[What needs to be done] Where a line in the listing below contains the word "React", copy that line.

◇ ◇ ◇ ◇ ◇ ◇ ◇

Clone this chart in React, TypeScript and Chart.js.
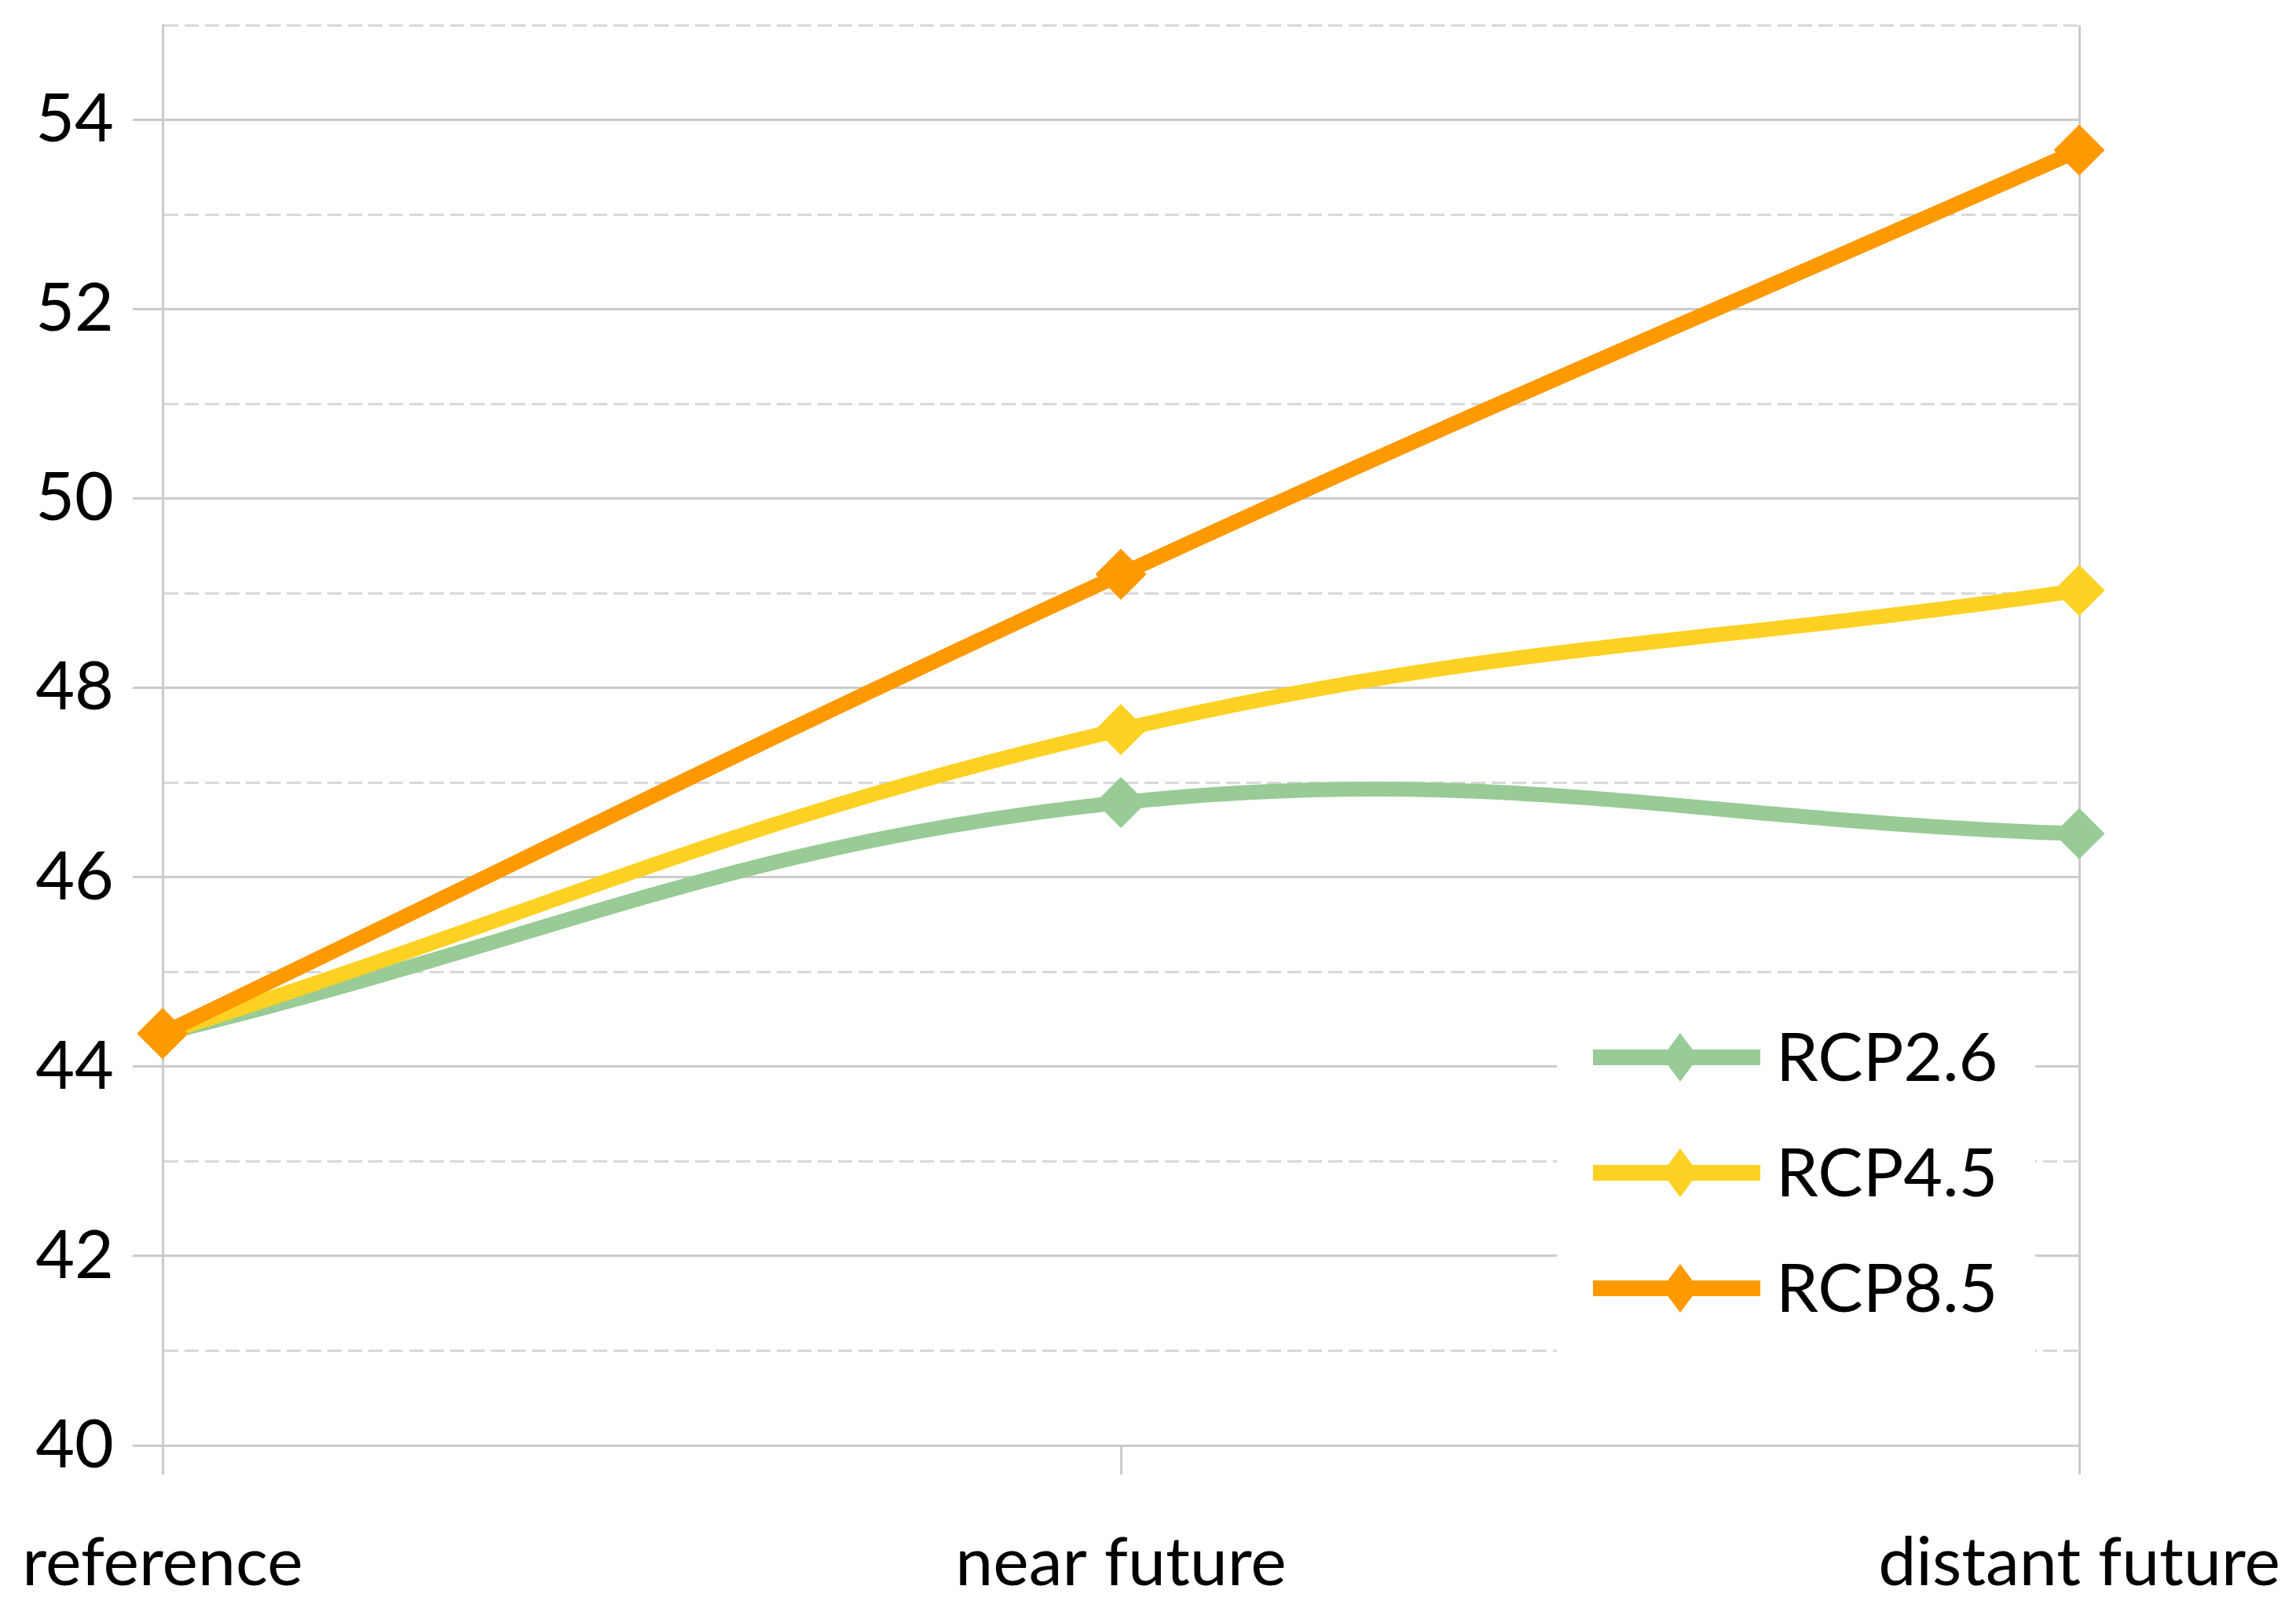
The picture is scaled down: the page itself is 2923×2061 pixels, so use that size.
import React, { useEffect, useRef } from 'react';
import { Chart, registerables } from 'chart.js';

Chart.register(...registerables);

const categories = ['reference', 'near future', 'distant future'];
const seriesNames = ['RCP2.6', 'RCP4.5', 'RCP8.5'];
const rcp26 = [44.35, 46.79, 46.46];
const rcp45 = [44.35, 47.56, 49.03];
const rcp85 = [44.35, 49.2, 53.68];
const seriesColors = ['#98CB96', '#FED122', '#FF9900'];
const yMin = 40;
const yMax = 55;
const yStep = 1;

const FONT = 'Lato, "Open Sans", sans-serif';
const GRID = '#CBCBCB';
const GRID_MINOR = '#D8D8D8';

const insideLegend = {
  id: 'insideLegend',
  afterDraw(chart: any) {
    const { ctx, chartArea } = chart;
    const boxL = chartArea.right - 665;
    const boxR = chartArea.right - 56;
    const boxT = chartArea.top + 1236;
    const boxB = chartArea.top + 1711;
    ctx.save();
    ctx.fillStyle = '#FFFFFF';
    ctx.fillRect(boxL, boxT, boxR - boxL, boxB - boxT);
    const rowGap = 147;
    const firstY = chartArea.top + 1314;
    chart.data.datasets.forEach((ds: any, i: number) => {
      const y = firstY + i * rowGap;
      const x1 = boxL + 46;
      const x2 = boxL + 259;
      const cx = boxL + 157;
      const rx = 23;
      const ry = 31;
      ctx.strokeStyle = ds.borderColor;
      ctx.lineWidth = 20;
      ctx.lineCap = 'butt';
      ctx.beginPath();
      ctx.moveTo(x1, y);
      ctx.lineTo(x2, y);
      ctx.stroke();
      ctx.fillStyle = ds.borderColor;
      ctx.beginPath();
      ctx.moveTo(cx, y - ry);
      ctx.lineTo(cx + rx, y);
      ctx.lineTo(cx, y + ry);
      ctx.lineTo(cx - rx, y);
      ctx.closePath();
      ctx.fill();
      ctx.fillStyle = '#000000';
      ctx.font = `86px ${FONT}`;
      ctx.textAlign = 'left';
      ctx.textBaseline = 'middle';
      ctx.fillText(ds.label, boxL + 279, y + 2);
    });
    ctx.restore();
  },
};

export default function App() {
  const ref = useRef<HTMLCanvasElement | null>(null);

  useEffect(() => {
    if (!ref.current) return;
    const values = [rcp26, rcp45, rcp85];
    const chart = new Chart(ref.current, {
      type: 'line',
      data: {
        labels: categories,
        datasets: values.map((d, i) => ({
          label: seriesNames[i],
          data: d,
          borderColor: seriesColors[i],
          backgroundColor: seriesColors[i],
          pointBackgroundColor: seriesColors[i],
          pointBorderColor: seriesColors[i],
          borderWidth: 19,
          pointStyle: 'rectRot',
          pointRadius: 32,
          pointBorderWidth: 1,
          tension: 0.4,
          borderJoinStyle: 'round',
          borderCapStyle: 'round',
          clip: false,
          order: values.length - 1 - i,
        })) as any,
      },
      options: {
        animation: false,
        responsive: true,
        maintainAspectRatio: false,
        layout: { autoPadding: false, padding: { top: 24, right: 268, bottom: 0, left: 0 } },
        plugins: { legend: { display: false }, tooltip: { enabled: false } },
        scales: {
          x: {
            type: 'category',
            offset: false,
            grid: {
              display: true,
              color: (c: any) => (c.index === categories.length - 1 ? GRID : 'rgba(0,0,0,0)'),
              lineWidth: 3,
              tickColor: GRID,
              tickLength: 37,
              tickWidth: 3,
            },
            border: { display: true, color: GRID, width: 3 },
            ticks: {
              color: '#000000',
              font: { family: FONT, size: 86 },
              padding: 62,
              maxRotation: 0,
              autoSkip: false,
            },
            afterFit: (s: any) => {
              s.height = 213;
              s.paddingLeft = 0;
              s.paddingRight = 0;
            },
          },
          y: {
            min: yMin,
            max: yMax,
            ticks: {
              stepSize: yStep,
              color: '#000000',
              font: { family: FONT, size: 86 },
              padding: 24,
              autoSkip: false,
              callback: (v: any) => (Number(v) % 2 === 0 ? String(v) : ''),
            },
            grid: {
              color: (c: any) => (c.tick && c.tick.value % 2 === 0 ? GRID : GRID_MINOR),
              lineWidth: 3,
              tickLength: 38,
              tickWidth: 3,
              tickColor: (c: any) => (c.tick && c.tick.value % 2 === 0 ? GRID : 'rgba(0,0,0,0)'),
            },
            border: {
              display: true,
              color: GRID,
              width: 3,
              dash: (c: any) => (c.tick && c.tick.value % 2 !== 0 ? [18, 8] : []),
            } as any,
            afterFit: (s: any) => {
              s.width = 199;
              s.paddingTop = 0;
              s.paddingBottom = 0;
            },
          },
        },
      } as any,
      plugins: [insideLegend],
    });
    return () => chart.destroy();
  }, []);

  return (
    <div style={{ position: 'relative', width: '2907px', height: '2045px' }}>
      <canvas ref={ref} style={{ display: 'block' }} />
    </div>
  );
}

◇ ◇ ◇ ◇ ◇ ◇ ◇

[Output for this exercise]
Clone this chart in React, TypeScript and Chart.js.
import React, { useEffect, useRef } from 'react';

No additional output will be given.